— Start PROVIDED MATERIAL —

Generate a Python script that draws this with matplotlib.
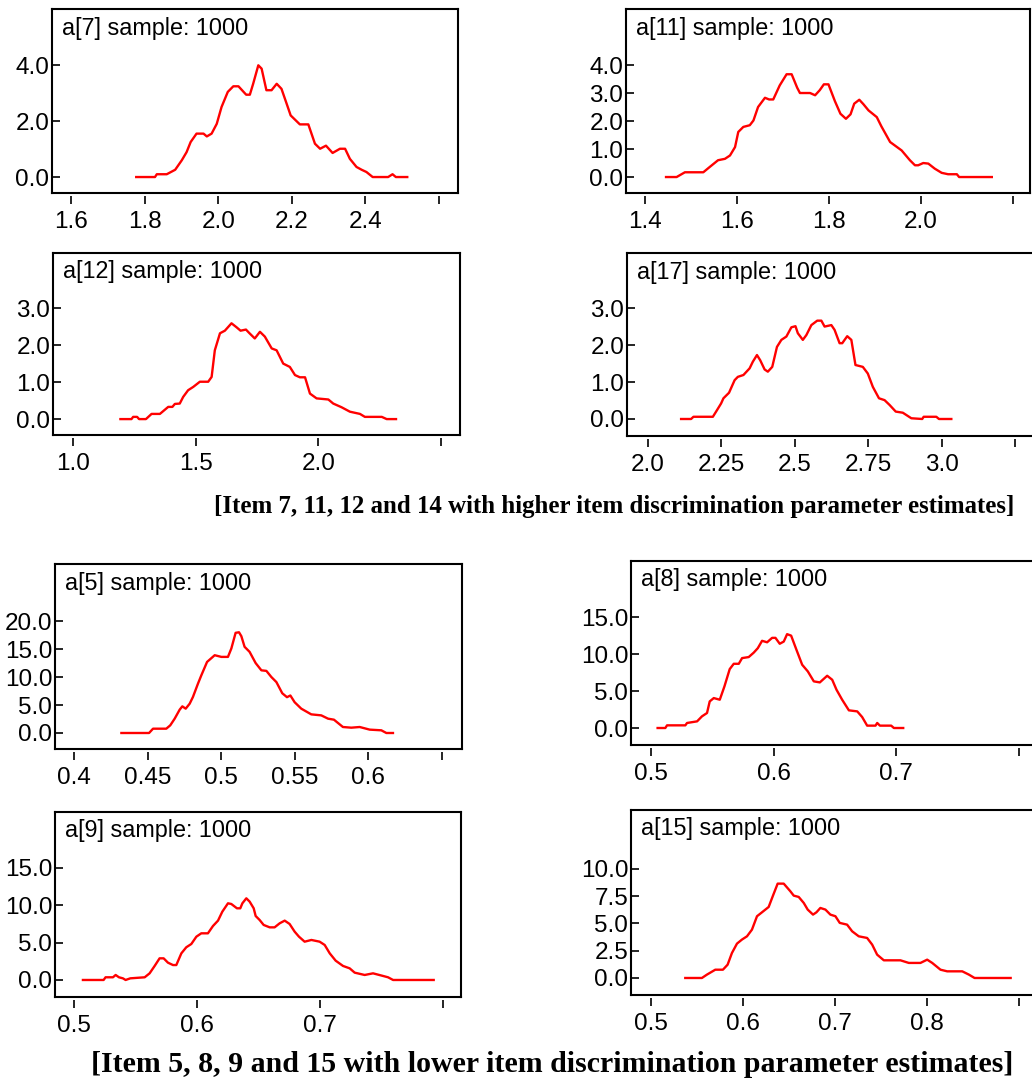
import matplotlib
matplotlib.use("Agg")
import matplotlib.pyplot as plt

# posterior density traces
a7_x = [1.777, 1.828, 1.833, 1.860, 1.883, 1.901, 1.914, 1.925, 1.941, 1.960, 1.969, 1.982,
        1.996, 2.009, 2.026, 2.041, 2.055, 2.076, 2.086, 2.095, 2.109, 2.118, 2.131, 2.145,
        2.159, 2.172, 2.186, 2.197, 2.222, 2.245, 2.263, 2.277, 2.293, 2.311, 2.331, 2.345,
        2.358, 2.376, 2.390, 2.403, 2.420, 2.462, 2.474, 2.483, 2.514]
a7_y = [0, 0, 0.1, 0.1, 0.26, 0.6, 0.89, 1.25, 1.55, 1.55, 1.45, 1.55,
        1.9, 2.5, 3.04, 3.24, 3.24, 2.94, 2.94, 3.33, 3.99, 3.87, 3.1, 3.1,
        3.33, 3.15, 2.62, 2.2, 1.88, 1.88, 1.19, 1.01, 1.12, 0.86, 1.01, 1.01,
        0.65, 0.36, 0.26, 0.18, 0, 0, 0.1, 0, 0]

a11_x = [1.446, 1.469, 1.487, 1.527, 1.541, 1.559, 1.574, 1.585, 1.596, 1.603, 1.614, 1.628,
         1.636, 1.646, 1.661, 1.670, 1.679, 1.693, 1.708, 1.719, 1.731, 1.737, 1.759, 1.770,
         1.780, 1.789, 1.799, 1.813, 1.825, 1.837, 1.847, 1.855, 1.866, 1.875, 1.886, 1.904,
         1.914, 1.933, 1.958, 1.976, 1.987, 1.994, 2.005, 2.016, 2.030, 2.045, 2.059, 2.078,
         2.083, 2.154]
a11_y = [0, 0, 0.17, 0.17, 0.36, 0.6, 0.65, 0.77, 1.07, 1.61, 1.79, 1.85,
         2.02, 2.5, 2.83, 2.77, 2.77, 3.27, 3.67, 3.67, 3.19, 3.0, 3.0, 2.92,
         3.1, 3.31, 3.31, 2.71, 2.26, 2.08, 2.24, 2.62, 2.76, 2.6, 2.38, 2.14,
         1.81, 1.25, 0.95, 0.6, 0.42, 0.42, 0.5, 0.48, 0.3, 0.15, 0.1, 0.1,
         0, 0]

a12_x = [1.193, 1.238, 1.245, 1.261, 1.269, 1.297, 1.320, 1.354, 1.388, 1.405, 1.415, 1.435,
         1.449, 1.469, 1.490, 1.517, 1.551, 1.565, 1.578, 1.599, 1.619, 1.646, 1.667, 1.683,
         1.705, 1.718, 1.741, 1.762, 1.782, 1.810, 1.830, 1.857, 1.884, 1.905, 1.925, 1.946,
         1.966, 1.993, 2.041, 2.061, 2.095, 2.129, 2.170, 2.190, 2.259, 2.279, 2.317]
a12_y = [0, 0, 0.06, 0.06, 0, 0, 0.14, 0.14, 0.33, 0.33, 0.41, 0.42,
         0.6, 0.78, 0.87, 1.01, 1.01, 1.14, 1.86, 2.32, 2.39, 2.59, 2.48, 2.39,
         2.42, 2.33, 2.18, 2.36, 2.23, 1.91, 1.86, 1.5, 1.41, 1.19, 1.13, 1.13,
         0.69, 0.56, 0.53, 0.42, 0.32, 0.2, 0.14, 0.06, 0.06, 0, 0]

a17_x = [2.113, 2.147, 2.155, 2.221, 2.232, 2.249, 2.257, 2.276, 2.295, 2.306, 2.325, 2.346,
         2.357, 2.371, 2.382, 2.397, 2.408, 2.423, 2.439, 2.454, 2.471, 2.488, 2.502, 2.510,
         2.527, 2.539, 2.556, 2.576, 2.590, 2.601, 2.624, 2.635, 2.652, 2.661, 2.678, 2.692,
         2.706, 2.731, 2.748, 2.765, 2.786, 2.805, 2.822, 2.843, 2.867, 2.896, 2.933, 2.938,
         2.981, 2.990, 3.032]
a17_y = [0, 0, 0.06, 0.06, 0.2, 0.42, 0.56, 0.71, 1.05, 1.14, 1.19, 1.37,
         1.55, 1.73, 1.59, 1.34, 1.28, 1.41, 1.95, 2.14, 2.23, 2.48, 2.51, 2.32,
         2.14, 2.27, 2.54, 2.66, 2.66, 2.5, 2.54, 2.41, 2.05, 2.05, 2.24, 2.14,
         1.46, 1.41, 1.23, 0.87, 0.56, 0.51, 0.38, 0.2, 0.17, 0.02, 0, 0.06,
         0.06, 0, 0]

a5_x = [0.4322, 0.4510, 0.4537, 0.4627, 0.4654, 0.4684, 0.4718, 0.4736, 0.4759, 0.4786, 0.4808,
        0.4842, 0.4865, 0.4904, 0.4956, 0.5001, 0.5046, 0.5069, 0.5098, 0.5121, 0.5137, 0.5159,
        0.5193, 0.5234, 0.5273, 0.5307, 0.5341, 0.5375, 0.5415, 0.5447, 0.5470, 0.5499, 0.5544,
        0.5612, 0.5680, 0.5726, 0.5766, 0.5827, 0.5884, 0.5941, 0.6009, 0.6088, 0.6122, 0.6167]
a5_y = [0, 0, 0.77, 0.77, 1.37, 2.56, 4.17, 4.76, 4.35, 5.24, 6.43,
        8.8, 10.3, 12.7, 13.9, 13.6, 13.6, 15.1, 17.9, 18.0, 17.3, 15.4,
        14.5, 12.5, 11.2, 11.1, 10.0, 9.1, 7.1, 6.4, 6.7, 5.5, 4.35,
        3.33, 3.15, 2.56, 2.38, 1.07, 0.95, 1.07, 0.6, 0.48, 0, 0]

a8_x = [0.5054, 0.5117, 0.5131, 0.5280, 0.5294, 0.5376, 0.5416, 0.5457, 0.5479, 0.5512, 0.5561,
        0.5599, 0.5642, 0.5675, 0.5716, 0.5743, 0.5797, 0.5838, 0.5871, 0.5906, 0.5947, 0.5988,
        0.6015, 0.6050, 0.6083, 0.6110, 0.6143, 0.6186, 0.6233, 0.6279, 0.6328, 0.6377, 0.6437,
        0.6478, 0.6513, 0.6559, 0.6614, 0.6682, 0.6722, 0.6763, 0.6831, 0.6845, 0.6867, 0.6959,
        0.6981, 0.7057]
a8_y = [0, 0, 0.36, 0.36, 0.68, 0.9, 1.58, 2.03, 3.6, 4.05, 3.83,
        5.63, 7.97, 8.69, 8.69, 9.46, 9.6, 10.2, 10.8, 11.8, 11.6, 12.2,
        12.2, 11.4, 11.7, 12.7, 12.5, 10.6, 8.56, 7.66, 6.31, 6.17, 7.07,
        6.53, 5.18, 3.83, 2.39, 2.25, 1.49, 0.32, 0.32, 0.68, 0.32, 0.32,
        0, 0]

a9_x = [0.5073, 0.5241, 0.5257, 0.5317, 0.5339, 0.5366, 0.5398, 0.5420, 0.5458, 0.5575, 0.5615,
        0.5656, 0.5696, 0.5729, 0.5764, 0.5805, 0.5832, 0.5873, 0.5913, 0.5954, 0.5995, 0.6035,
        0.6089, 0.6130, 0.6171, 0.6206, 0.6252, 0.6279, 0.6325, 0.6352, 0.6369, 0.6401, 0.6428,
        0.6461, 0.6477, 0.6509, 0.6542, 0.6591, 0.6631, 0.6672, 0.6713, 0.6753, 0.6794, 0.6829,
        0.6875, 0.6930, 0.6997, 0.7038, 0.7079, 0.7127, 0.7187, 0.7241, 0.7282, 0.7363, 0.7431,
        0.7512, 0.7553, 0.7594, 0.7924]
a9_y = [0, 0, 0.36, 0.36, 0.67, 0.36, 0.22, 0, 0.22, 0.36, 0.89,
        1.88, 2.9, 2.9, 2.32, 2.0, 2.0, 3.57, 4.38, 4.82, 5.8, 6.25,
        6.25, 7.23, 7.95, 9.15, 10.27, 10.18, 9.6, 9.6, 10.27, 10.94, 10.5,
        9.6, 8.57, 8.04, 7.37, 7.05, 7.05, 7.59, 7.95, 7.5, 6.47, 5.8,
        5.13, 5.36, 5.13, 4.69, 3.57, 2.59, 1.88, 1.56, 0.98, 0.67, 0.89,
        0.54, 0.36, 0, 0]

a15_x = [0.5371, 0.5552, 0.5607, 0.5698, 0.5781, 0.5832, 0.5879, 0.5934, 0.5988, 0.6043, 0.6097,
         0.6152, 0.6206, 0.6279, 0.6326, 0.6377, 0.6443, 0.6515, 0.6552, 0.6606, 0.6661, 0.6704,
         0.6762, 0.6799, 0.6842, 0.6897, 0.6951, 0.7006, 0.7053, 0.7133, 0.7188, 0.7260, 0.7351,
         0.7406, 0.7460, 0.7533, 0.7714, 0.7805, 0.7932, 0.8005, 0.8060, 0.8150, 0.8223, 0.8387,
         0.8459, 0.8521, 0.8914]
a15_y = [0, 0, 0.31, 0.76, 0.76, 1.22, 2.29, 3.15, 3.52, 3.82, 4.43,
         5.66, 6.02, 6.51, 7.55, 8.65, 8.65, 7.95, 7.55, 7.43, 6.88, 6.27,
         5.81, 6.02, 6.42, 6.27, 5.81, 5.66, 5.05, 4.89, 4.28, 3.82, 3.67,
         3.06, 2.14, 1.62, 1.62, 1.38, 1.38, 1.68, 1.38, 0.76, 0.61, 0.61,
         0.31, 0, 0]

# tick values / labels for each panel (last tick carries no label, as in WinBUGS)
a7_xticks = [1.6, 1.8, 2.0, 2.2, 2.4, 2.6]
a7_xlabels = ["1.6", "1.8", "2.0", "2.2", "2.4", ""]
a7_yticks = [0.0, 2.0, 4.0]
a11_xticks = [1.4, 1.6, 1.8, 2.0, 2.2]
a11_xlabels = ["1.4", "1.6", "1.8", "2.0", ""]
a11_yticks = [0.0, 1.0, 2.0, 3.0, 4.0]
a12_xticks = [1.0, 1.5, 2.0, 2.5]
a12_xlabels = ["1.0", "1.5", "2.0", ""]
a12_yticks = [0.0, 1.0, 2.0, 3.0]
a17_xticks = [2.0, 2.25, 2.5, 2.75, 3.0, 3.25]
a17_xlabels = ["2.0", "2.25", "2.5", "2.75", "3.0", ""]
a17_yticks = [0.0, 1.0, 2.0, 3.0]
a5_xticks = [0.4, 0.45, 0.5, 0.55, 0.6, 0.65]
a5_xlabels = ["0.4", "0.45", "0.5", "0.55", "0.6", ""]
a5_yticks = [0.0, 5.0, 10.0, 15.0, 20.0]
a8_xticks = [0.5, 0.6, 0.7, 0.8]
a8_xlabels = ["0.5", "0.6", "0.7", ""]
a8_yticks = [0.0, 5.0, 10.0, 15.0]
a9_xticks = [0.5, 0.6, 0.7, 0.8]
a9_xlabels = ["0.5", "0.6", "0.7", ""]
a9_yticks = [0.0, 5.0, 10.0, 15.0]
a15_xticks = [0.5, 0.6, 0.7, 0.8, 0.9]
a15_xlabels = ["0.5", "0.6", "0.7", "0.8", ""]
a15_yticks = [0.0, 2.5, 5.0, 7.5, 10.0]

title_high = "[Item 7, 11, 12 and 14 with higher item discrimination parameter estimates]"
title_low = "[Item 5, 8, 9 and 15 with lower item discrimination parameter estimates]"

W, H = 1032, 1084
fig = plt.figure(figsize=(W / 100, H / 100), dpi=100)
plt.rcParams['font.family'] = ['Liberation Sans', 'DejaVu Sans']


def panel(box, xlim, ylim, x, y, name, xticks, xlabels, yticks):
    # box = (left, top, right, bottom) in pixels of the figure
    l, t, r, b = box
    ax = fig.add_axes([l / W, 1 - b / H, (r - l) / W, (b - t) / H])
    ax.plot(x, y, color="#ff0000", lw=1.7)
    ax.set_xlim(*xlim)
    ax.set_ylim(*ylim)
    ax.set_xticks(xticks, xlabels)
    ax.set_yticks(yticks, ["%.1f" % v for v in yticks])
    for s in ax.spines.values():
        s.set_linewidth(1.5)
    # x axis sits a little below the frame
    ax.spines["bottom"].set_position(("outward", 2.5))
    ax.spines["bottom"].set_visible(False)
    ax.plot([0, 1], [0, 0], transform=ax.transAxes, color="black", lw=1.5, clip_on=False)
    ax.tick_params(axis="x", direction="out", length=5.5, width=1.2, pad=5, labelsize=17.5)
    ax.tick_params(axis="y", direction="in", length=6, width=1.2, pad=2, labelsize=17.5)
    ax.annotate(name + " sample: 1000", xy=(0, 1), xycoords="axes fraction",
                xytext=(10, -19), textcoords="offset pixels", va="center", ha="left",
                fontsize=16.8)
    return ax


panel((52, 9, 458, 193), (1.548, 2.652), (-0.57, 6.0), a7_x, a7_y, "a[7]",
      a7_xticks, a7_xlabels, a7_yticks)
panel((626, 9, 1030, 193), (1.359, 2.237), (-0.57, 6.0), a11_x, a11_y, "a[11]",
      a11_xticks, a11_xlabels, a11_yticks)
panel((53, 253, 460, 435), (0.918, 2.578), (-0.43, 4.49), a12_x, a12_y, "a[12]",
      a12_xticks, a12_xlabels, a12_yticks)
panel((627, 253, 1036, 436), (1.929, 3.32), (-0.46, 4.49), a17_x, a17_y, "a[17]",
      a17_xticks, a17_xlabels, a17_yticks)
panel((55, 564, 462, 749), (0.3871, 0.6636), (-2.86, 30.2), a5_x, a5_y, "a[5]",
      a5_xticks, a5_xlabels, a5_yticks)
panel((631, 561, 1036, 745), (0.4837, 0.814), (-2.3, 22.6), a8_x, a8_y, "a[8]",
      a8_xticks, a8_xlabels, a8_yticks)
panel((55, 812, 461, 997), (0.4846, 0.8146), (-2.28, 22.5), a9_x, a9_y, "a[9]",
      a9_xticks, a9_xlabels, a9_yticks)
panel((631, 810, 1036, 995), (0.478, 0.919), (-1.56, 15.4), a15_x, a15_y, "a[15]",
      a15_xticks, a15_xlabels, a15_yticks)

fig.text(614 / W, 1 - 507 / H, title_high, ha="center", va="center",
         fontsize=17.9, fontweight="bold", family=["Liberation Serif", "DejaVu Serif"])
fig.text(552 / W, 1 - 1064 / H, title_low, ha="center", va="center",
         fontsize=21.5, fontweight="bold", family=["Liberation Serif", "DejaVu Serif"])

fig.savefig("out.png", dpi=100)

— End PROVIDED MATERIAL —

WHAT NEEDS TO BE DONE:
Skip every picture and return the lines above from the top through the one that contains "0.65, 0.36, 0.26, 0.18, 0, 0, 0.1, 0, 0]".

EXERCISE RESPONSE:
Generate a Python script that draws this with matplotlib.
import matplotlib
matplotlib.use("Agg")
import matplotlib.pyplot as plt

# posterior density traces
a7_x = [1.777, 1.828, 1.833, 1.860, 1.883, 1.901, 1.914, 1.925, 1.941, 1.960, 1.969, 1.982,
        1.996, 2.009, 2.026, 2.041, 2.055, 2.076, 2.086, 2.095, 2.109, 2.118, 2.131, 2.145,
        2.159, 2.172, 2.186, 2.197, 2.222, 2.245, 2.263, 2.277, 2.293, 2.311, 2.331, 2.345,
        2.358, 2.376, 2.390, 2.403, 2.420, 2.462, 2.474, 2.483, 2.514]
a7_y = [0, 0, 0.1, 0.1, 0.26, 0.6, 0.89, 1.25, 1.55, 1.55, 1.45, 1.55,
        1.9, 2.5, 3.04, 3.24, 3.24, 2.94, 2.94, 3.33, 3.99, 3.87, 3.1, 3.1,
        3.33, 3.15, 2.62, 2.2, 1.88, 1.88, 1.19, 1.01, 1.12, 0.86, 1.01, 1.01,
        0.65, 0.36, 0.26, 0.18, 0, 0, 0.1, 0, 0]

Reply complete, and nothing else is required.